### The request:
Among the entries that follow, locate the line with "Clone this chart in Plotly." and the line with "import plotly.graph_objects as go". Output those lines and all lines in between, exactly, minus the pictures.

### Input data:
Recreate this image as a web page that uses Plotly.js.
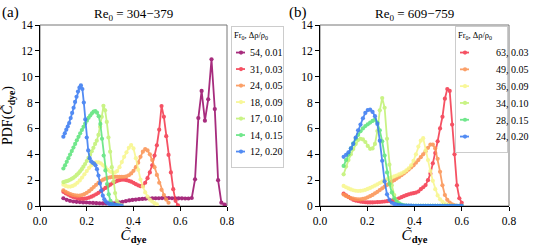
==
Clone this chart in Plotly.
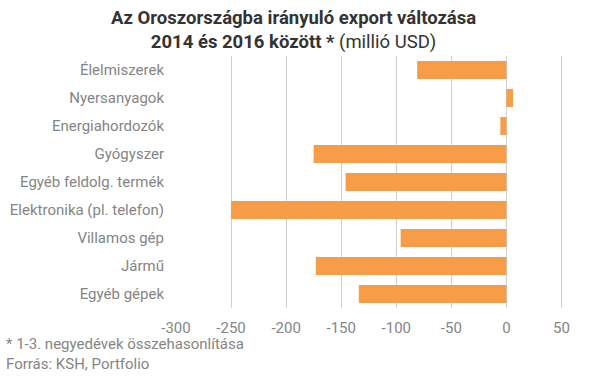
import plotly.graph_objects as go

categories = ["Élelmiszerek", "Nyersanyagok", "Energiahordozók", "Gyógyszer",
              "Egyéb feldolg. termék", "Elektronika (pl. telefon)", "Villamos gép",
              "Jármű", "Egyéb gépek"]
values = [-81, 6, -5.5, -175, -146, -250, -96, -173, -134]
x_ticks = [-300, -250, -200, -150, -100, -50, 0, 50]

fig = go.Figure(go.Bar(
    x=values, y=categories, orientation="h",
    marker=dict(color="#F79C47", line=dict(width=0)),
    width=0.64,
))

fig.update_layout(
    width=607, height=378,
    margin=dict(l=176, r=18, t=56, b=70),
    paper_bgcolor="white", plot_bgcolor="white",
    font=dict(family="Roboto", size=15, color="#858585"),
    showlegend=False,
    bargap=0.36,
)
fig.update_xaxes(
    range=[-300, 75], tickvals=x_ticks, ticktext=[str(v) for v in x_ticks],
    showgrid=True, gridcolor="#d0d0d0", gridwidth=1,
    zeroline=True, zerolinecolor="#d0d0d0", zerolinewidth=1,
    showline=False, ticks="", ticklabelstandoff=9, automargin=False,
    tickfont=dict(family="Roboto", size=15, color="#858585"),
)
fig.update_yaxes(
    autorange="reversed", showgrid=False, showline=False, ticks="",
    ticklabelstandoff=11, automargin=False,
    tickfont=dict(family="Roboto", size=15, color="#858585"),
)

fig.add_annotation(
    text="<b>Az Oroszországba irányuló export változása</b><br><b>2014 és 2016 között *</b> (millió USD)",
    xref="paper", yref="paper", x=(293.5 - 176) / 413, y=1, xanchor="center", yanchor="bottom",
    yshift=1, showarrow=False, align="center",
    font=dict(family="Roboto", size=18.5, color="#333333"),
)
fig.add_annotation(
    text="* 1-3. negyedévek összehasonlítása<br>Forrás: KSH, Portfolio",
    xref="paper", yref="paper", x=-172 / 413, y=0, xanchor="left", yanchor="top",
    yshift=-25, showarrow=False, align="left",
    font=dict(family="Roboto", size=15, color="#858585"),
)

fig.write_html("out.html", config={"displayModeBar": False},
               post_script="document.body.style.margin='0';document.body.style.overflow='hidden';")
* * *
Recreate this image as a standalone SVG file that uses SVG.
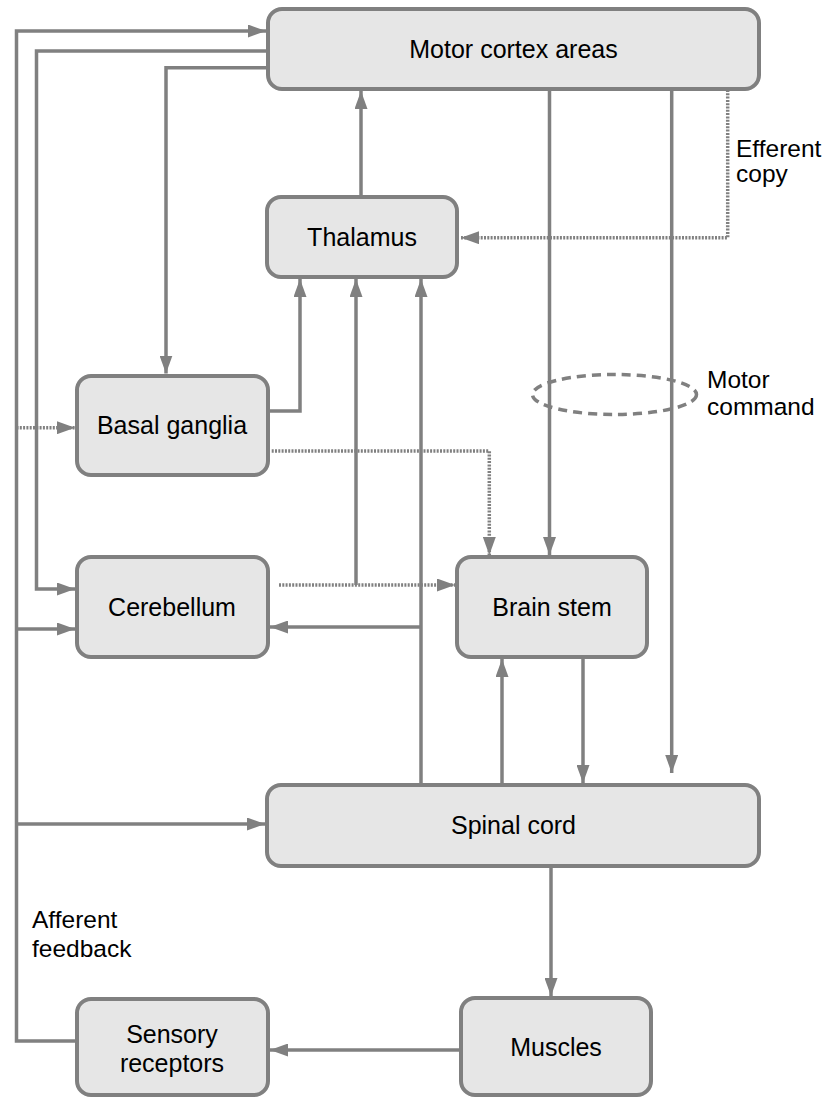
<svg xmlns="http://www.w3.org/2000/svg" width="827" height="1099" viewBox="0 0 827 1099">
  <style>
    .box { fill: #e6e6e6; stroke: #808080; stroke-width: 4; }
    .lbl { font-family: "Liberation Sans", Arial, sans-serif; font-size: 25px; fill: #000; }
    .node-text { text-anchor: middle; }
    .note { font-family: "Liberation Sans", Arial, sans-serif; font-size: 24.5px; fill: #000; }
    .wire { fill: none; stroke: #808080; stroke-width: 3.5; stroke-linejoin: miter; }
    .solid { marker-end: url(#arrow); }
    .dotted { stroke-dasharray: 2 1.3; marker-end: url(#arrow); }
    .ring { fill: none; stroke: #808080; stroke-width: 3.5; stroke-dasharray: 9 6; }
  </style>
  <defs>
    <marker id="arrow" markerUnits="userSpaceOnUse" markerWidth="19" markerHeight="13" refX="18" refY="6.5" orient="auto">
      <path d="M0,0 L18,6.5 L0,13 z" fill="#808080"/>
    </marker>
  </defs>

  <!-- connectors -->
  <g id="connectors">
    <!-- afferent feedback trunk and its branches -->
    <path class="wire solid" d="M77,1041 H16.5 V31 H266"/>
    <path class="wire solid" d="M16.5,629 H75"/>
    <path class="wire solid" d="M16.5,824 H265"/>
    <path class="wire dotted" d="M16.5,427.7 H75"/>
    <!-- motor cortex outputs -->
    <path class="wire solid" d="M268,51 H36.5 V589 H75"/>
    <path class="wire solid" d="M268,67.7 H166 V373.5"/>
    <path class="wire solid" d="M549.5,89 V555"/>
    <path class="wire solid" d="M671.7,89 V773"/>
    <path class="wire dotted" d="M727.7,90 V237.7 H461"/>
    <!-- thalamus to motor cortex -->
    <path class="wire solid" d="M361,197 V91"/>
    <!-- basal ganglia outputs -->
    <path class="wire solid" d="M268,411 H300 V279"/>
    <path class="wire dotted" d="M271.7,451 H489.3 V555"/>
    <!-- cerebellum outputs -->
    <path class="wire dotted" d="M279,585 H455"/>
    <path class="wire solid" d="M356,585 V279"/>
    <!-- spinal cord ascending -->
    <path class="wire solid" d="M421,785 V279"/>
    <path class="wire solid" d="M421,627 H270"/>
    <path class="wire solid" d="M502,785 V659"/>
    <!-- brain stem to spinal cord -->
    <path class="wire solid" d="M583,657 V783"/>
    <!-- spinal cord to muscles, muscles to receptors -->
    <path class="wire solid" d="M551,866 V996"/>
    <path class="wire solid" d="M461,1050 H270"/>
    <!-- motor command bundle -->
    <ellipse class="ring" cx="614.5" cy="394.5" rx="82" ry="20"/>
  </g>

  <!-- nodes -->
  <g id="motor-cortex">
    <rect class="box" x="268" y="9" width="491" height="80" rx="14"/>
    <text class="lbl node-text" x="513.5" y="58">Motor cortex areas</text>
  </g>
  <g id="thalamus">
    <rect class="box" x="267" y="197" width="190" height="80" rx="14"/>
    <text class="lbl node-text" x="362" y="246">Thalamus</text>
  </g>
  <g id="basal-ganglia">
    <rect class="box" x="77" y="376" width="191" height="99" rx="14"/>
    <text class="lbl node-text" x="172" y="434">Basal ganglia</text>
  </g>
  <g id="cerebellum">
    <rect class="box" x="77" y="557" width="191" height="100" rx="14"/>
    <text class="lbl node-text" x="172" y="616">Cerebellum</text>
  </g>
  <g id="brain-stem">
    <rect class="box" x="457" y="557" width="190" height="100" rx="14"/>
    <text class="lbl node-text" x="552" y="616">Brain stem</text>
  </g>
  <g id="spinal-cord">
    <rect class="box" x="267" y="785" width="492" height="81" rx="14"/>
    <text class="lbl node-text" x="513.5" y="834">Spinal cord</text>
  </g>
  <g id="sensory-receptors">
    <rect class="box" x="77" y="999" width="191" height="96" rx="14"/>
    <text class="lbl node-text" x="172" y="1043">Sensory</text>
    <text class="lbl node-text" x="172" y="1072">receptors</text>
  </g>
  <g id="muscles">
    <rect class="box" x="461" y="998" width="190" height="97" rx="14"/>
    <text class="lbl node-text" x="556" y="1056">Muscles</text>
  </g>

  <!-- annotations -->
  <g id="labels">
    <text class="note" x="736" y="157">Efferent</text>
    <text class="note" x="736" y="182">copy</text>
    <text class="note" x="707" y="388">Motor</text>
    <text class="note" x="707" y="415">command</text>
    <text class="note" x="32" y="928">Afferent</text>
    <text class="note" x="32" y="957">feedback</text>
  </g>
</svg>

### Final result:
Clone this chart in Plotly.
import plotly.graph_objects as go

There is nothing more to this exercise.